_REQUIRED WORK:_
Would you transcribe the listing that follows, character for character, and omit its images?
::::
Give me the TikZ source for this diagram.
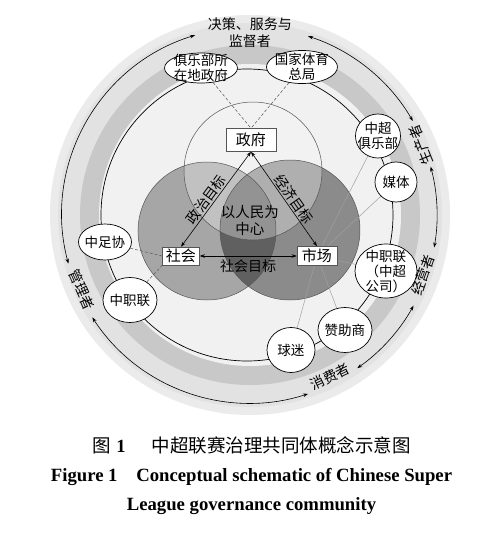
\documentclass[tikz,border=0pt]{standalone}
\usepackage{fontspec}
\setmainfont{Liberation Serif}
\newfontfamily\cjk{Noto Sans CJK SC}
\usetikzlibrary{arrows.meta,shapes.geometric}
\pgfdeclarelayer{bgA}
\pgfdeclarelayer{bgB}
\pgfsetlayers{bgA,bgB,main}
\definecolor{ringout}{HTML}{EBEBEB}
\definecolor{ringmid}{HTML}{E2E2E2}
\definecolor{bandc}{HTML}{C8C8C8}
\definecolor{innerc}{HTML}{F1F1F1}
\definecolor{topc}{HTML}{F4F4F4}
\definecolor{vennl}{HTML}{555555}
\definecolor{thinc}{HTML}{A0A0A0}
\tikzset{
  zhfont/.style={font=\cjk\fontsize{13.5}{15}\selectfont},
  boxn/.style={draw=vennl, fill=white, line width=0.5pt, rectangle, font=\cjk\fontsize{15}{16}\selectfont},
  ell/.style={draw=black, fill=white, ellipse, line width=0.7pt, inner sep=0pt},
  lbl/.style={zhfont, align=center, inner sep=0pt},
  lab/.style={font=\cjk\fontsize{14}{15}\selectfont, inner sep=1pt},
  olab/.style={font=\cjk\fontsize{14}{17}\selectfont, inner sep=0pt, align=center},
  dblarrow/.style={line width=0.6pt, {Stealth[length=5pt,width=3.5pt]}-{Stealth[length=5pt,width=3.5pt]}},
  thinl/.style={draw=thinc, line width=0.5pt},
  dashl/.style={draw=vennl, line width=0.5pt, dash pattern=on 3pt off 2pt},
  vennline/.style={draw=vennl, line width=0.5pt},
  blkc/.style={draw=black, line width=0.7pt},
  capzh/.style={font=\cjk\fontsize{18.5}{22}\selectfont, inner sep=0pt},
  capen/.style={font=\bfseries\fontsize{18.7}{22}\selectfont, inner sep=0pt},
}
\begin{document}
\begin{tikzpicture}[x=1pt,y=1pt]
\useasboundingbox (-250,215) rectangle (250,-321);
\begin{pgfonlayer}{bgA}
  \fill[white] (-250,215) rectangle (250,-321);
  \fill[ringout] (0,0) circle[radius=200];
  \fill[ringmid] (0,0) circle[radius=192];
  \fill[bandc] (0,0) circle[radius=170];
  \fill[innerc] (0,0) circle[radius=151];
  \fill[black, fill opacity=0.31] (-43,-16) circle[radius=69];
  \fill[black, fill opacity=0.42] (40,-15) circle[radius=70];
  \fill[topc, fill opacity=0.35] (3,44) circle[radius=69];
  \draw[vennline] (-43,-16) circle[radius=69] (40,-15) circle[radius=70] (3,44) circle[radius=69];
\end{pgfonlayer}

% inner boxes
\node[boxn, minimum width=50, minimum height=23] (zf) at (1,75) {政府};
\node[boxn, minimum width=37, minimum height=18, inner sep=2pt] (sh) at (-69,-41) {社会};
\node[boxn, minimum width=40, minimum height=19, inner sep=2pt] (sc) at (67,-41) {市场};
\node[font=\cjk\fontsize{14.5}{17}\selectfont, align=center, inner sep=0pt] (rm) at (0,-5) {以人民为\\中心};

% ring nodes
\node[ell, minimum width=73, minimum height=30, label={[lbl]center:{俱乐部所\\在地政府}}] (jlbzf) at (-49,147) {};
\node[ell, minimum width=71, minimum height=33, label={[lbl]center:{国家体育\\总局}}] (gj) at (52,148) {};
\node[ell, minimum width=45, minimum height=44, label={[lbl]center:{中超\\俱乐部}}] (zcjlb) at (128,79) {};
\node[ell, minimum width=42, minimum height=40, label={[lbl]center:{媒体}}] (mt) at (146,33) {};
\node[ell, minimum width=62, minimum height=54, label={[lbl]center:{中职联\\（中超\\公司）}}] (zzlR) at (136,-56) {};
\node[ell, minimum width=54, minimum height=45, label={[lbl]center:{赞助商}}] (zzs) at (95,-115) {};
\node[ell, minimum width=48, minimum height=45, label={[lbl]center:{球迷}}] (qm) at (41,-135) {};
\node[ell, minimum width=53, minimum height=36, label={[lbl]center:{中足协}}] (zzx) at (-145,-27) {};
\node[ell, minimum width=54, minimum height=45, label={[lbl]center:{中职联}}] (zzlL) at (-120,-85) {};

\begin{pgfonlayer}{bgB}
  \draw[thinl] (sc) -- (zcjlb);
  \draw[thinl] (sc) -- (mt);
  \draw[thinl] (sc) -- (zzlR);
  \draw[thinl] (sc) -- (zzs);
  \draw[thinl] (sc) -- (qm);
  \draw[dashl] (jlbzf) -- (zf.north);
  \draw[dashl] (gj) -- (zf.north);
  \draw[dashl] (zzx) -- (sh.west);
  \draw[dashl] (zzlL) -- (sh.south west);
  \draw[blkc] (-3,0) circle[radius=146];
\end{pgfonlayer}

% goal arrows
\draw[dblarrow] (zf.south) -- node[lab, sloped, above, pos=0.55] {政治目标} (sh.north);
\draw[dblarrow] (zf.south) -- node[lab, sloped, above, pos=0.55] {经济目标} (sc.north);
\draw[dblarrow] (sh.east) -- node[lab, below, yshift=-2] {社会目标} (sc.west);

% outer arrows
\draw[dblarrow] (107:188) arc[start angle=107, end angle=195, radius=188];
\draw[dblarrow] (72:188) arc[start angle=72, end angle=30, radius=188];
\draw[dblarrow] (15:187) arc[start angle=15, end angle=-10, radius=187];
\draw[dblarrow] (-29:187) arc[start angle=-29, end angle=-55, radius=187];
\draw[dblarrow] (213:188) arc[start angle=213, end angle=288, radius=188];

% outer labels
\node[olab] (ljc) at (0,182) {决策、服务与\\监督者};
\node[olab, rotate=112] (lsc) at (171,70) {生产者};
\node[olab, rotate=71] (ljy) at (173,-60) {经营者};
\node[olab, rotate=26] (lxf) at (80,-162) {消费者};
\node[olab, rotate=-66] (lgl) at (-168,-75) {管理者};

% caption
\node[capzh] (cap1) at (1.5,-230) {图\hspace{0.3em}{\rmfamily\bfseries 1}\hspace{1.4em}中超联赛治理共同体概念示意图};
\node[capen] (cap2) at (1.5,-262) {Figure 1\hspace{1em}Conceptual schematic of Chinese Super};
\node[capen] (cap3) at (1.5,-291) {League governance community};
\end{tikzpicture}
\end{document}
::::
_ANSWER TO THIS PROBLEM:_
Give me the TikZ source for this diagram.
\documentclass[tikz,border=0pt]{standalone}
\usepackage{fontspec}
\setmainfont{Liberation Serif}
\newfontfamily\cjk{Noto Sans CJK SC}
\usetikzlibrary{arrows.meta,shapes.geometric}
\pgfdeclarelayer{bgA}
\pgfdeclarelayer{bgB}
\pgfsetlayers{bgA,bgB,main}
\definecolor{ringout}{HTML}{EBEBEB}
\definecolor{ringmid}{HTML}{E2E2E2}
\definecolor{bandc}{HTML}{C8C8C8}
\definecolor{innerc}{HTML}{F1F1F1}
\definecolor{topc}{HTML}{F4F4F4}
\definecolor{vennl}{HTML}{555555}
\definecolor{thinc}{HTML}{A0A0A0}
\tikzset{
  zhfont/.style={font=\cjk\fontsize{13.5}{15}\selectfont},
  boxn/.style={draw=vennl, fill=white, line width=0.5pt, rectangle, font=\cjk\fontsize{15}{16}\selectfont},
  ell/.style={draw=black, fill=white, ellipse, line width=0.7pt, inner sep=0pt},
  lbl/.style={zhfont, align=center, inner sep=0pt},
  lab/.style={font=\cjk\fontsize{14}{15}\selectfont, inner sep=1pt},
  olab/.style={font=\cjk\fontsize{14}{17}\selectfont, inner sep=0pt, align=center},
  dblarrow/.style={line width=0.6pt, {Stealth[length=5pt,width=3.5pt]}-{Stealth[length=5pt,width=3.5pt]}},
  thinl/.style={draw=thinc, line width=0.5pt},
  dashl/.style={draw=vennl, line width=0.5pt, dash pattern=on 3pt off 2pt},
  vennline/.style={draw=vennl, line width=0.5pt},
  blkc/.style={draw=black, line width=0.7pt},
  capzh/.style={font=\cjk\fontsize{18.5}{22}\selectfont, inner sep=0pt},
  capen/.style={font=\bfseries\fontsize{18.7}{22}\selectfont, inner sep=0pt},
}
\begin{document}
\begin{tikzpicture}[x=1pt,y=1pt]
\useasboundingbox (-250,215) rectangle (250,-321);
\begin{pgfonlayer}{bgA}
  \fill[white] (-250,215) rectangle (250,-321);
  \fill[ringout] (0,0) circle[radius=200];
  \fill[ringmid] (0,0) circle[radius=192];
  \fill[bandc] (0,0) circle[radius=170];
  \fill[innerc] (0,0) circle[radius=151];
  \fill[black, fill opacity=0.31] (-43,-16) circle[radius=69];
  \fill[black, fill opacity=0.42] (40,-15) circle[radius=70];
  \fill[topc, fill opacity=0.35] (3,44) circle[radius=69];
  \draw[vennline] (-43,-16) circle[radius=69] (40,-15) circle[radius=70] (3,44) circle[radius=69];
\end{pgfonlayer}

% inner boxes
\node[boxn, minimum width=50, minimum height=23] (zf) at (1,75) {政府};
\node[boxn, minimum width=37, minimum height=18, inner sep=2pt] (sh) at (-69,-41) {社会};
\node[boxn, minimum width=40, minimum height=19, inner sep=2pt] (sc) at (67,-41) {市场};
\node[font=\cjk\fontsize{14.5}{17}\selectfont, align=center, inner sep=0pt] (rm) at (0,-5) {以人民为\\中心};

% ring nodes
\node[ell, minimum width=73, minimum height=30, label={[lbl]center:{俱乐部所\\在地政府}}] (jlbzf) at (-49,147) {};
\node[ell, minimum width=71, minimum height=33, label={[lbl]center:{国家体育\\总局}}] (gj) at (52,148) {};
\node[ell, minimum width=45, minimum height=44, label={[lbl]center:{中超\\俱乐部}}] (zcjlb) at (128,79) {};
\node[ell, minimum width=42, minimum height=40, label={[lbl]center:{媒体}}] (mt) at (146,33) {};
\node[ell, minimum width=62, minimum height=54, label={[lbl]center:{中职联\\（中超\\公司）}}] (zzlR) at (136,-56) {};
\node[ell, minimum width=54, minimum height=45, label={[lbl]center:{赞助商}}] (zzs) at (95,-115) {};
\node[ell, minimum width=48, minimum height=45, label={[lbl]center:{球迷}}] (qm) at (41,-135) {};
\node[ell, minimum width=53, minimum height=36, label={[lbl]center:{中足协}}] (zzx) at (-145,-27) {};
\node[ell, minimum width=54, minimum height=45, label={[lbl]center:{中职联}}] (zzlL) at (-120,-85) {};

\begin{pgfonlayer}{bgB}
  \draw[thinl] (sc) -- (zcjlb);
  \draw[thinl] (sc) -- (mt);
  \draw[thinl] (sc) -- (zzlR);
  \draw[thinl] (sc) -- (zzs);
  \draw[thinl] (sc) -- (qm);
  \draw[dashl] (jlbzf) -- (zf.north);
  \draw[dashl] (gj) -- (zf.north);
  \draw[dashl] (zzx) -- (sh.west);
  \draw[dashl] (zzlL) -- (sh.south west);
  \draw[blkc] (-3,0) circle[radius=146];
\end{pgfonlayer}

% goal arrows
\draw[dblarrow] (zf.south) -- node[lab, sloped, above, pos=0.55] {政治目标} (sh.north);
\draw[dblarrow] (zf.south) -- node[lab, sloped, above, pos=0.55] {经济目标} (sc.north);
\draw[dblarrow] (sh.east) -- node[lab, below, yshift=-2] {社会目标} (sc.west);

% outer arrows
\draw[dblarrow] (107:188) arc[start angle=107, end angle=195, radius=188];
\draw[dblarrow] (72:188) arc[start angle=72, end angle=30, radius=188];
\draw[dblarrow] (15:187) arc[start angle=15, end angle=-10, radius=187];
\draw[dblarrow] (-29:187) arc[start angle=-29, end angle=-55, radius=187];
\draw[dblarrow] (213:188) arc[start angle=213, end angle=288, radius=188];

% outer labels
\node[olab] (ljc) at (0,182) {决策、服务与\\监督者};
\node[olab, rotate=112] (lsc) at (171,70) {生产者};
\node[olab, rotate=71] (ljy) at (173,-60) {经营者};
\node[olab, rotate=26] (lxf) at (80,-162) {消费者};
\node[olab, rotate=-66] (lgl) at (-168,-75) {管理者};

% caption
\node[capzh] (cap1) at (1.5,-230) {图\hspace{0.3em}{\rmfamily\bfseries 1}\hspace{1.4em}中超联赛治理共同体概念示意图};
\node[capen] (cap2) at (1.5,-262) {Figure 1\hspace{1em}Conceptual schematic of Chinese Super};
\node[capen] (cap3) at (1.5,-291) {League governance community};
\end{tikzpicture}
\end{document}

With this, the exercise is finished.